-- Given exercise --
Set all the material down again unchanged, without the pictures.

-- Data segment --
######

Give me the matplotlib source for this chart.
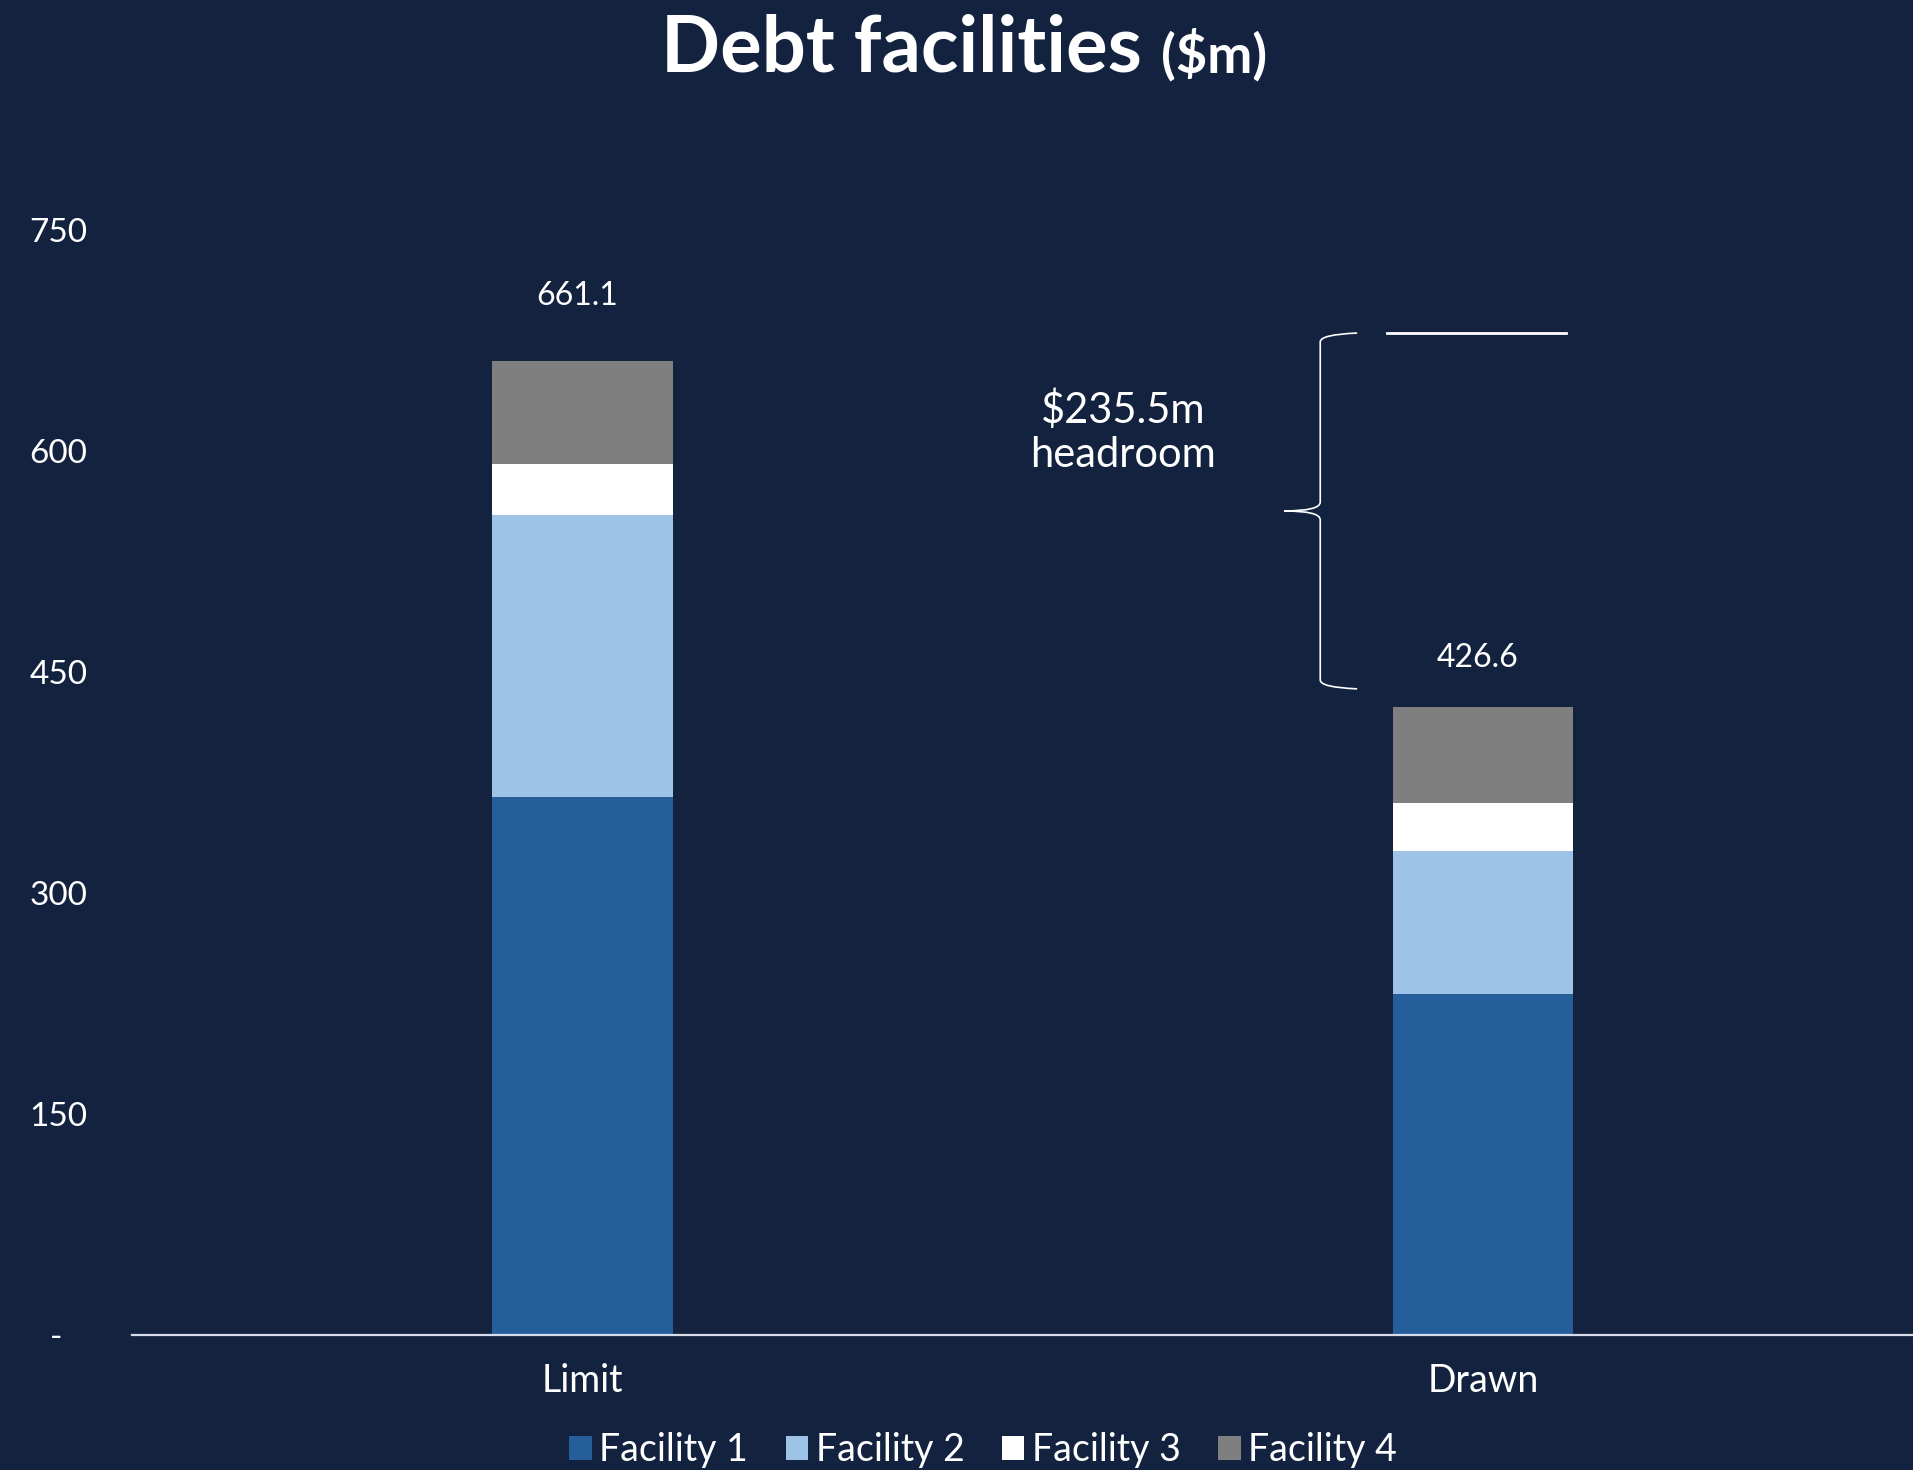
"""
Debt facilities stacked bar chart ($m): limit vs drawn, with headroom brace.
"""

import numpy as np
import matplotlib.pyplot as plt
from matplotlib.path import Path
from matplotlib.patches import PathPatch

# Data
categories = ['Limit', 'Drawn']
facility_1 = [365.5, 231.5]
facility_2 = [191.0, 97.0]
facility_3 = [34.6, 32.8]
facility_4 = [70.0, 65.3]
series_names = ['Facility 1', 'Facility 2', 'Facility 3', 'Facility 4']
totals = [661.1, 426.6]
headroom_label = '$235.5m\nheadroom'
y_ticks = [0, 150, 300, 450, 600, 750]
y_tick_labels = ['-   ', '150', '300', '450', '600', '750']

# Style
BG = '#13223F'
COLORS = ['#265E9C', '#9DC3E6', '#FFFFFF', '#7F7F7F']
TXT = '#FFFFFF'
plt.rcParams['font.family'] = ['Lato', 'DejaVu Sans']

fig = plt.figure(figsize=(19.13, 14.70), dpi=100, facecolor=BG)
ax = fig.add_axes([0.069, 0.0918, 0.931, 0.7517], facecolor=BG)

x = np.arange(len(categories))
series = [facility_1, facility_2, facility_3, facility_4]
bottom = np.zeros(len(categories))
for vals, color, name in zip(series, COLORS, series_names):
    ax.bar(x, vals, width=0.2, bottom=bottom, color=color, label=name,
           edgecolor='none', zorder=2)
    bottom += np.array(vals)

# Total labels above bars
label_offsets = [44, 33]
for xi, tot, off in zip(x, totals, label_offsets):
    ax.text(xi - 0.006, tot + off, f'{tot:.1f}', ha='center', va='center',
            color=TXT, fontsize=23)

ax.set_xlim(-0.5, 1.477)
ax.set_ylim(0, 750)
ax.set_xticks(x)
ax.set_xticklabels(categories, fontsize=27, color=TXT)
ax.set_yticks(y_ticks)
ax.set_yticklabels(y_tick_labels, fontsize=24, color=TXT)
ax.tick_params(axis='both', length=0)
ax.tick_params(axis='y', pad=32)
ax.tick_params(axis='x', pad=20)
for side in ['top', 'right', 'left']:
    ax.spines[side].set_visible(False)
ax.spines['bottom'].set_color('#D6DCE9')
ax.spines['bottom'].set_linewidth(1.6)

# Headroom brace
top = totals[0] + 19
bot = totals[1] + 12
mid = (top + bot) / 2
xv, xt, xm = 0.819, 0.86, 0.779
r = 6
verts = [
    (xt, top), (xv, top - 1), (xv, top - r),
    (xv, mid + r), (xv, mid), (xm, mid),
    (xv, mid), (xv, mid - r),
    (xv, bot + r), (xv, bot + 1), (xt, bot),
]
codes = [Path.MOVETO, Path.CURVE3, Path.CURVE3,
         Path.LINETO, Path.CURVE3, Path.CURVE3,
         Path.CURVE3, Path.CURVE3,
         Path.LINETO, Path.CURVE3, Path.CURVE3]
ax.add_patch(PathPatch(Path(verts, codes), facecolor='none', edgecolor=TXT,
                       lw=1.2, clip_on=False, zorder=3))
ax.plot([0.893, 1.092], [top, top], color=TXT, lw=2, clip_on=False)
ax.text(0.6, top - 67, headroom_label, ha='center', va='center',
        color=TXT, fontsize=30, linespacing=1.2)

# Title
fig.text(0.597, 0.966, 'Debt facilities', ha='right', va='center', color=TXT,
         fontsize=56, fontweight='bold')
fig.text(0.607, 0.963, '($m)', ha='left', va='center', color=TXT,
         fontsize=39, fontweight='bold')

# Legend
leg = fig.legend(loc='center', bbox_to_anchor=(0.514, 0.0135), ncol=4,
                 frameon=False, fontsize=27, handlelength=0.6,
                 handleheight=0.6, handletextpad=0.2, columnspacing=1.0)
for t in leg.get_texts():
    t.set_color(TXT)

fig.savefig('out.png', dpi=100, facecolor=BG)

######

-- Complete answer --
Give me the matplotlib source for this chart.
"""
Debt facilities stacked bar chart ($m): limit vs drawn, with headroom brace.
"""

import numpy as np
import matplotlib.pyplot as plt
from matplotlib.path import Path
from matplotlib.patches import PathPatch

# Data
categories = ['Limit', 'Drawn']
facility_1 = [365.5, 231.5]
facility_2 = [191.0, 97.0]
facility_3 = [34.6, 32.8]
facility_4 = [70.0, 65.3]
series_names = ['Facility 1', 'Facility 2', 'Facility 3', 'Facility 4']
totals = [661.1, 426.6]
headroom_label = '$235.5m\nheadroom'
y_ticks = [0, 150, 300, 450, 600, 750]
y_tick_labels = ['-   ', '150', '300', '450', '600', '750']

# Style
BG = '#13223F'
COLORS = ['#265E9C', '#9DC3E6', '#FFFFFF', '#7F7F7F']
TXT = '#FFFFFF'
plt.rcParams['font.family'] = ['Lato', 'DejaVu Sans']

fig = plt.figure(figsize=(19.13, 14.70), dpi=100, facecolor=BG)
ax = fig.add_axes([0.069, 0.0918, 0.931, 0.7517], facecolor=BG)

x = np.arange(len(categories))
series = [facility_1, facility_2, facility_3, facility_4]
bottom = np.zeros(len(categories))
for vals, color, name in zip(series, COLORS, series_names):
    ax.bar(x, vals, width=0.2, bottom=bottom, color=color, label=name,
           edgecolor='none', zorder=2)
    bottom += np.array(vals)

# Total labels above bars
label_offsets = [44, 33]
for xi, tot, off in zip(x, totals, label_offsets):
    ax.text(xi - 0.006, tot + off, f'{tot:.1f}', ha='center', va='center',
            color=TXT, fontsize=23)

ax.set_xlim(-0.5, 1.477)
ax.set_ylim(0, 750)
ax.set_xticks(x)
ax.set_xticklabels(categories, fontsize=27, color=TXT)
ax.set_yticks(y_ticks)
ax.set_yticklabels(y_tick_labels, fontsize=24, color=TXT)
ax.tick_params(axis='both', length=0)
ax.tick_params(axis='y', pad=32)
ax.tick_params(axis='x', pad=20)
for side in ['top', 'right', 'left']:
    ax.spines[side].set_visible(False)
ax.spines['bottom'].set_color('#D6DCE9')
ax.spines['bottom'].set_linewidth(1.6)

# Headroom brace
top = totals[0] + 19
bot = totals[1] + 12
mid = (top + bot) / 2
xv, xt, xm = 0.819, 0.86, 0.779
r = 6
verts = [
    (xt, top), (xv, top - 1), (xv, top - r),
    (xv, mid + r), (xv, mid), (xm, mid),
    (xv, mid), (xv, mid - r),
    (xv, bot + r), (xv, bot + 1), (xt, bot),
]
codes = [Path.MOVETO, Path.CURVE3, Path.CURVE3,
         Path.LINETO, Path.CURVE3, Path.CURVE3,
         Path.CURVE3, Path.CURVE3,
         Path.LINETO, Path.CURVE3, Path.CURVE3]
ax.add_patch(PathPatch(Path(verts, codes), facecolor='none', edgecolor=TXT,
                       lw=1.2, clip_on=False, zorder=3))
ax.plot([0.893, 1.092], [top, top], color=TXT, lw=2, clip_on=False)
ax.text(0.6, top - 67, headroom_label, ha='center', va='center',
        color=TXT, fontsize=30, linespacing=1.2)

# Title
fig.text(0.597, 0.966, 'Debt facilities', ha='right', va='center', color=TXT,
         fontsize=56, fontweight='bold')
fig.text(0.607, 0.963, '($m)', ha='left', va='center', color=TXT,
         fontsize=39, fontweight='bold')

# Legend
leg = fig.legend(loc='center', bbox_to_anchor=(0.514, 0.0135), ncol=4,
                 frameon=False, fontsize=27, handlelength=0.6,
                 handleheight=0.6, handletextpad=0.2, columnspacing=1.0)
for t in leg.get_texts():
    t.set_color(TXT)

fig.savefig('out.png', dpi=100, facecolor=BG)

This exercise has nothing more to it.